Validate and output the model predictions

As an annotator, review the tasks for the audio data on the task interface and validate. If necessary, correct the transcript predicted by the NeMo speech model.

From the list of tasks in Label Studio, choose Label.
For each audio sample, listen to the audio and review the transcription produced by the NeMo model as part of the prelabeling process.
If any words in the transcript are incorrect, update them.
Save the changes to the transcript. Choose Submit to submit the transcript and review the next audio sample.

Next, export the completed audio transcripts from Label Studio in the proper format expected by the NeMo model, as described in NeMo ASR collection in the NVIDIA NeMo documentation.

To export the completed audio, do the following:

From the list of tasks in Label Studio, choose Export.
Select the audio transcript JSON format called ASR_MANIFEST.

For more information about the available export formats in Label Studio, see Export results from Label Studio.

Use high-quality transcripts to fine-tune your ML model

When you’re done processing the audio and adjusting the transcribed text, you’re left with audio transcripts that you can use to retrain the ASR models included in NeMo. Label Studio produces annotations that are fully compatible with NeMo training.
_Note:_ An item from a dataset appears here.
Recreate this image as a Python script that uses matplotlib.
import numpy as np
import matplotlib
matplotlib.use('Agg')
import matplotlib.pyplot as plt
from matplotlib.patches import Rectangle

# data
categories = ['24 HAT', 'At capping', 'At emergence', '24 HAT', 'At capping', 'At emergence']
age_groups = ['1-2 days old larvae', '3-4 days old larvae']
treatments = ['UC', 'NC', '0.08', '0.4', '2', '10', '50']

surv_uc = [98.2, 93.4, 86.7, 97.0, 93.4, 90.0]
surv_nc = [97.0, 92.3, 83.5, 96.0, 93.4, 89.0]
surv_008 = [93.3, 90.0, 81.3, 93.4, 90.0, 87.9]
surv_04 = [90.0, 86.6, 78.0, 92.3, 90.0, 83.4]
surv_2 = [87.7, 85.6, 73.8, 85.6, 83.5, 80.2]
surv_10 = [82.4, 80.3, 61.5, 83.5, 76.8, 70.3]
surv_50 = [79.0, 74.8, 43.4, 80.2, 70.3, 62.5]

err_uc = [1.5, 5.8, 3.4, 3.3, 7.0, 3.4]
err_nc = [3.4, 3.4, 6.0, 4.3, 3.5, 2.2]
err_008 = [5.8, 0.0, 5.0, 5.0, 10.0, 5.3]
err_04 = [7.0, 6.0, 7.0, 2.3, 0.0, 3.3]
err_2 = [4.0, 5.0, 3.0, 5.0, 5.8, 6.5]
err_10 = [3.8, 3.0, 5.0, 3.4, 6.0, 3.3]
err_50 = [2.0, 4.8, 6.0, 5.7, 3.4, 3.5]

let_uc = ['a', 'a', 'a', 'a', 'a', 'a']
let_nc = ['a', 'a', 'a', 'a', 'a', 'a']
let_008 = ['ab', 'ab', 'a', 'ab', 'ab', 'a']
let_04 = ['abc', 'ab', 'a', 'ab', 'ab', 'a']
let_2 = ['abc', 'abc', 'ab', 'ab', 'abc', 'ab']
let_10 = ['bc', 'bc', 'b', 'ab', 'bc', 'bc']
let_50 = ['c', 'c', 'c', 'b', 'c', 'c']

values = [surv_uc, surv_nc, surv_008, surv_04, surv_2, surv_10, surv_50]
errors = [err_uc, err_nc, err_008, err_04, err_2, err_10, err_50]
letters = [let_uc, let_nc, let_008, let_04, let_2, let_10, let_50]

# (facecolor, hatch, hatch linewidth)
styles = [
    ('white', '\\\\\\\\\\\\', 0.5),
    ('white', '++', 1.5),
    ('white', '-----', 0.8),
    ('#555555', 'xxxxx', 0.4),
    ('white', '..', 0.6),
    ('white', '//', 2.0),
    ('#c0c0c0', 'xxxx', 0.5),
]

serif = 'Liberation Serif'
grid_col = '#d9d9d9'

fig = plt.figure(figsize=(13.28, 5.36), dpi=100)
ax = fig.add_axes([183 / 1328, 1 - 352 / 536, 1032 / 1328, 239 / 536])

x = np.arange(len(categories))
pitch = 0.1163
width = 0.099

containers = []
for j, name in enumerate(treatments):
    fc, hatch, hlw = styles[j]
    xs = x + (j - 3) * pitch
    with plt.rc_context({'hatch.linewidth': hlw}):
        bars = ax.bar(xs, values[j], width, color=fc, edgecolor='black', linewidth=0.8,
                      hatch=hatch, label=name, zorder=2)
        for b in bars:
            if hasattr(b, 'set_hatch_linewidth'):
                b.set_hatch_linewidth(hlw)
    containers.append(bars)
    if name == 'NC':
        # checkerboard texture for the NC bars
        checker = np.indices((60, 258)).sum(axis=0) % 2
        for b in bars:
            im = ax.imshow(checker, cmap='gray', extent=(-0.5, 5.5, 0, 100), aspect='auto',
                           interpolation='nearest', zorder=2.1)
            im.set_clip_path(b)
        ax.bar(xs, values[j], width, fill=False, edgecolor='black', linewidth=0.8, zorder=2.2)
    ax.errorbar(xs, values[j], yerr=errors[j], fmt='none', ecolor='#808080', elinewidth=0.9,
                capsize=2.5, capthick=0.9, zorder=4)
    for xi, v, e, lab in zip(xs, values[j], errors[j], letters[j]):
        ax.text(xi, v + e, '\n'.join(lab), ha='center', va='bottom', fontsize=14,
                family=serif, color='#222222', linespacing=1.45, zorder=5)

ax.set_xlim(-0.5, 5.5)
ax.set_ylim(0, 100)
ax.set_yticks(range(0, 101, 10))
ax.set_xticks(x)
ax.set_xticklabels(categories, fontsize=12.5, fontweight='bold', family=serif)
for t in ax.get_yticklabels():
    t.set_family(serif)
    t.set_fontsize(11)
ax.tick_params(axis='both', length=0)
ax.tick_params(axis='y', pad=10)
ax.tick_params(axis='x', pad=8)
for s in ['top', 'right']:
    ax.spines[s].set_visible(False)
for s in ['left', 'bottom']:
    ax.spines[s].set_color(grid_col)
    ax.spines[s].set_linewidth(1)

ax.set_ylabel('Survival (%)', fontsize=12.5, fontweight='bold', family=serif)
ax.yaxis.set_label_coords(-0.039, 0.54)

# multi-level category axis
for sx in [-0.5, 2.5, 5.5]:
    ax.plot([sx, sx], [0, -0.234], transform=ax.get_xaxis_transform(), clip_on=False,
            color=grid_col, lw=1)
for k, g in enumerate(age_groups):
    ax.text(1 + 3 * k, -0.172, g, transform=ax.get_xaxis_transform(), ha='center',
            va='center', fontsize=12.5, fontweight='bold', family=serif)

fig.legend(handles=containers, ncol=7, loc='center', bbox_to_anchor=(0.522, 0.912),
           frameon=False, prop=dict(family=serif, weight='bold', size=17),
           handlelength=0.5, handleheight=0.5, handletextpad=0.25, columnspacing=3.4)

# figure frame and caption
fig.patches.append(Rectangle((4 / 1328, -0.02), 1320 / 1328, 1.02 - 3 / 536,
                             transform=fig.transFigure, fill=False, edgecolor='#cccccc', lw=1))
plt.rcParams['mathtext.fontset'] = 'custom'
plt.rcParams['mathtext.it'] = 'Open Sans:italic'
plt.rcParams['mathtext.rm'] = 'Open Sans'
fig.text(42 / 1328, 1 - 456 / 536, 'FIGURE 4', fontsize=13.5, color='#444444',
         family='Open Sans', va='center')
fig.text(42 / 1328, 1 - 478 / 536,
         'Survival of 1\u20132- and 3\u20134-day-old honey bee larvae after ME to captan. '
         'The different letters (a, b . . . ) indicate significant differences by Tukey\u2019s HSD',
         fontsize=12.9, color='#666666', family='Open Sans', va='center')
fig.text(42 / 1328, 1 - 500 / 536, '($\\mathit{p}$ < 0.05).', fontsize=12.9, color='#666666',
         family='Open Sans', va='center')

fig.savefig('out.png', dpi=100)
To update the QuartzNet model checkpoint, you can do it in a few lines of code, train the model from scratch, or use PyTorch Lightning. Examples are also available in the NeMo Jupyter notebook. For more information, see Transfer Learning in the ASR with NeMo Jupyter notebook.

By using Label Studio and NeMo together, you can save time processing each audio file from scratch. NeMo gives you a highly accurate prediction right away, and Label Studio helps make that prediction perfect. Try it today!